11/02/2021

Elections professionnelles et vote électronique : quelques lumières

Cour de cassation, civile, Chambre sociale, 13 janvier 2021, 19-23.533


Négociations et/ou décision unilatérale ?

Pour rappel, l’article L. 2314-26 du code du travail prévoit la possibilité de décider de recourir au vote électronique « si un accord d’entreprise ou, à défaut, l’employeur le décide ».

Un employeur décide de recourir au vote électronique sans tenter de négocier un accord collectif à ce sujet avec les représentants du personnel. Le syndicat CGT demande l’annulation de la décision unilatérale devant le tribunal d’instance, estimant que le préalable de la négociation collective n’a pas été respecté.

Le tribunal d’instance déboute le syndicat au motif que des négociations préalables étaient matériellement impossibles, dans la mesure où l’entreprise était dépourvue de délégué syndical. Le syndicat se pourvoit en cassation. A l’appui de son pourvoi, le syndicat fait valoir qu’en l’absence de délégué syndical, un accord d’entreprise peut être conclu entre l’employeur et des élus, mandatés ou non, ou directement avec des salariés mandatés en application des articles L. 2232-24, L. 2232-25 et L. 2232-26 du code du travail.

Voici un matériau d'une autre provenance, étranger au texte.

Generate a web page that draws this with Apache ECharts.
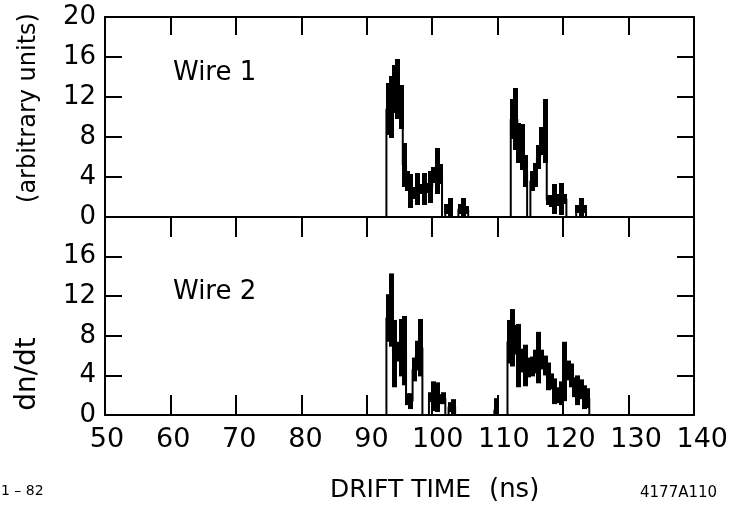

La Cour de cassation rejette le pourvoi. En effet, elle juge que le législateur a expressément prévu qu’à défaut d’accord collectif, le recours au vote électronique pouvait résulter d’une décision unilatérale de l’employeur. Cette décision unilatérale peut, en l’absence de délégué syndical dans l’entreprise ou dans le groupe, être prise par l’employeur sans qu’il soit tenu de tenter préalablement une négociation selon les modalités dérogatoires susvisées.

Dans sa note explicative, la Cour de cassation précise en effet que les dispositions sur la négociation dérogatoire sont des dispositions subsidiaires, en cas d’absence de délégué syndical, afin de permettre à l’employeur, notamment dans le cadre de la négociation obligatoire, de parvenir malgré tout à élaborer un accord. Or, dans le cas du vote électronique, la loi prévoit justement un autre type de disposition subsidiaire, en autorisant la décision unilatérale de l’employeur.

 

Contentieux électoral ou contentieux des accords collectifs ?

Se posait également dans cet arrêt une question de compétence : la contestation de la décision de recours au vote électronique relève-t-elle de la procédure applicable au contentieux des accords collectifs ou à celle applicable au contentieux du processus électoral ?

Dans cette affaire, l’employeur avait opposé un moyen d’irrecevabilité contre le pourvoi formé par le syndicat. Il considérait en effet que seul un appel pouvait être formé contre le jugement du tribunal d’instance, lequel avait été, selon lui, rendu en premier ressort en matière de contentieux de droit commun des accords collectifs. Il faisait en effet valoir que la contestation en cause ne faisait pas partie de celles que le tribunal tranche en dernier ressort en application de l’article R 2314-23 du Code du travail, (i.e. les contestations relatives à l’électorat, à la composition des listes de candidats, à la régularité des opérations électorales et à la désignation des représentants syndicaux).

La Haute Juridiction en juge autrement considérant ainsi que le recours au vote électronique, qu’il soit prévu par accord collectif ou par décision unilatérale de l’employeur, constitue une modalité d’organisation des élections et relève en conséquence de la régularité des opérations électorales.